You, gentlemen! and why, I pray, to them?
What! do the ladies merit no esteem?

She then takes his place, and addresses the whole audience as if it were a parliament, or, in the phrase then familiar, a diet:

Fair English Diet, then,
Senate of ladies, lower house of men,
I humbly pray, decree before you go.

This was in 1671, the author being “little starch Johnny Crowne;” as Lord Rochester called him, from his starched neck-cloth. Crowne was born in Nova Scotia; and it is curious that even at that early day this continent should have begun to supply England with the seeds of social heresy on “the woman question.”

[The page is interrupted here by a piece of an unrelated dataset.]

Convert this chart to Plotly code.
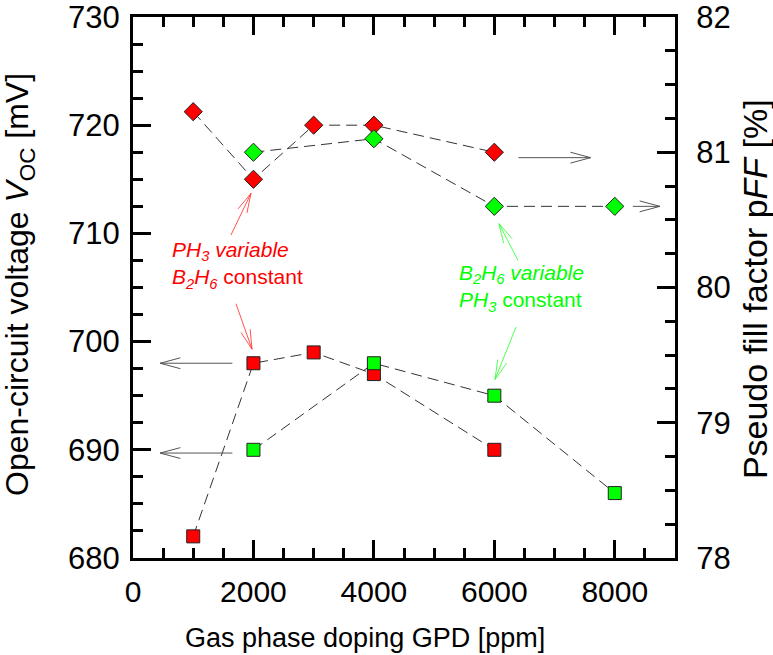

In these days the joint phrase “Men and women” has thoroughly established itself, and needs no further vindication; and if I reverse it, putting women first, it is with no revolutionary design, although [6] for a definite purpose. “It is all very well,” said Danton, in the French Revolution, “so long as people cry Danton and Robespierre! It is when they begin to cry Robespierre and Danton! that I must look to my safety.” In saying “Women and men” it is only implied that these papers are addressed more to the one sex than the other, though exclusively to neither. The interests, tastes, duties, and position of women have come to constitute a separate department of literature, and often a literature by itself. The time has passed when men wrote down to women; and it was the mile-stone of a new era when the greatest of modern poets put into the hands of woman, at the close of his “Faust,” the guiding thread of the world's immediate future. Das Ewigweibliche zieht uns hinan, or, as Bayard Taylor translates it,

The Woman-soul leadeth us
Upward and On.

1 Wilson's translation, I., 121, 318, 328.